The mechanisms from Fenestraria aurantiaca not only inspire cooling and light collections but, could also provide a feasible solution for architecture design. The concept of the window plant can be adapted for building in deserts and very hot regions. The light collection combined with cooling effect could open new doors to building design. Such a concept was adapted by one of our former professors is ’shown in figure 2.
The concept of light collectors has been in existence for a long time and is constantly optimized. The fact that architectural design itself could provides light collection and cooling, without the need of additional systems, could result in sustainable building design.
To conclude the principle can also be applied to high rise buildings, where the light collection could enable indoor vegetation and also reduce the need of lighting systems during the day.
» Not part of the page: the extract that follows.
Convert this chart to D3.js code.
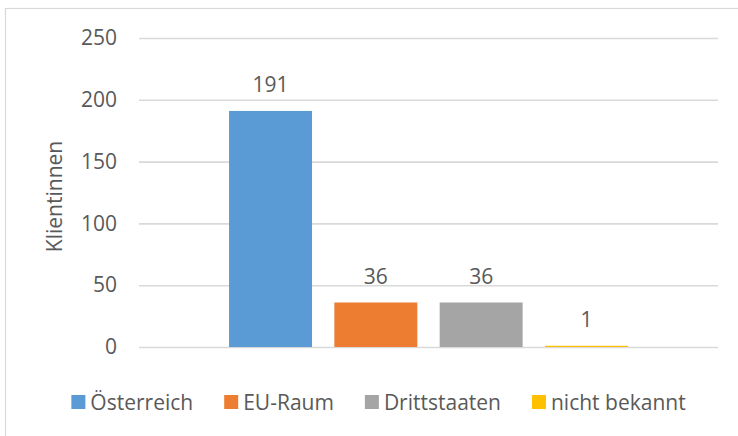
<!DOCTYPE html>
<html>
<head>
<meta charset="utf-8">
<script src="https://cdn.jsdelivr.net/npm/d3@7"></script>
<style>
  html, body { margin: 0; padding: 0; background: #fff; }
  svg { display: block; }
  text { font-family: "Open Sans", "Liberation Sans", sans-serif; fill: #595959; }
</style>
</head>
<body>
<svg id="chart" width="738" height="436"></svg>
<script>
const seriesNames = ["Österreich", "EU-Raum", "Drittstaaten", "nicht bekannt"];
const seriesValues = [191, 36, 36, 1];
const seriesColors = ["#5B9BD5", "#ED7D31", "#A5A5A5", "#FFC000"];
const yTicks = [0, 50, 100, 150, 200, 250];
const yTitle = "Klientinnen";

const svg = d3.select("#chart");
const W = 738, H = 436;
const plot = { left: 139, right: 718, top: 38, bottom: 347 };

// chart border
svg.append("rect")
  .attr("x", 5.5).attr("y", 8.5)
  .attr("width", W + 10).attr("height", H + 10)
  .attr("fill", "#fff").attr("stroke", "#D9D9D9").attr("stroke-width", 1.2);

const y = d3.scaleLinear().domain([0, 250]).range([plot.bottom, plot.top]);
const x = d3.scaleBand().domain(seriesNames)
  .range([plot.left, plot.right])
  .paddingInner(0.212).paddingOuter(0.855);

// gridlines
const yAxis = d3.axisLeft(y).tickValues(yTicks).tickSize(-(plot.right - plot.left)).tickPadding(22);
const gy = svg.append("g").attr("transform", `translate(${plot.left},0)`).call(yAxis);
gy.select(".domain").remove();
gy.selectAll(".tick line").attr("stroke", "#D9D9D9").attr("stroke-width", 1.6);
gy.selectAll(".tick text")
  .attr("fill", "#595959").attr("font-size", 21)
  .attr("font-family", "'Open Sans', sans-serif");

// bars
svg.append("g").selectAll("rect").data(seriesValues).join("rect")
  .attr("x", (d, i) => x(seriesNames[i]))
  .attr("width", x.bandwidth())
  .attr("y", d => y(d))
  .attr("height", d => y(0) - y(d))
  .attr("fill", (d, i) => seriesColors[i]);

// value labels
svg.append("g").selectAll("text").data(seriesValues).join("text")
  .attr("x", (d, i) => x(seriesNames[i]) + x.bandwidth() / 2)
  .attr("y", d => y(d) - 19)
  .attr("text-anchor", "middle")
  .attr("font-size", 21)
  .text(d => d);

// y title
svg.append("text")
  .attr("transform", `translate(62,${(plot.top + plot.bottom) / 2 + 4}) rotate(-90)`)
  .attr("text-anchor", "middle")
  .attr("font-size", 21)
  .text(yTitle);

// legend
const lg = svg.append("g");
const items = lg.selectAll("g").data(seriesNames).join("g");
items.append("rect").attr("width", 14).attr("height", 14).attr("y", -7)
  .attr("fill", (d, i) => seriesColors[i]);
items.append("text").attr("x", 19).attr("y", 7.5)
  .attr("font-size", 21).text(d => d);
let cx = 0;
items.each(function () {
  const g = d3.select(this);
  g.attr("transform", `translate(${cx},0)`);
  const tw = g.select("text").node().getComputedTextLength();
  cx += 19 + tw + 31;
});
const total = cx - 31;
lg.attr("transform", `translate(${378.5 - total / 2},402)`);
</script>
</body>
</html>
The membrane/filter on top of the window plant could itself could provide groundwork for a filer. The water molecules in this membrane could not only provide light filtration, but also a cooling effect; especially in building with huge glass facades.
Pohl, Göran, and Werner Nachtigall. Biomimetics for Architecture & Design: Nature-Analogies-Technology. Springer, 2015.
Schäfer, Immanuel. „Biomimetics in energy systems: Light transmission in the window plant Fenestraria aurantiaca as inspiration for new solutions in the technical world.“ Advances in Science and Technology. Vol. 84. Trans Tech Publications, 2013.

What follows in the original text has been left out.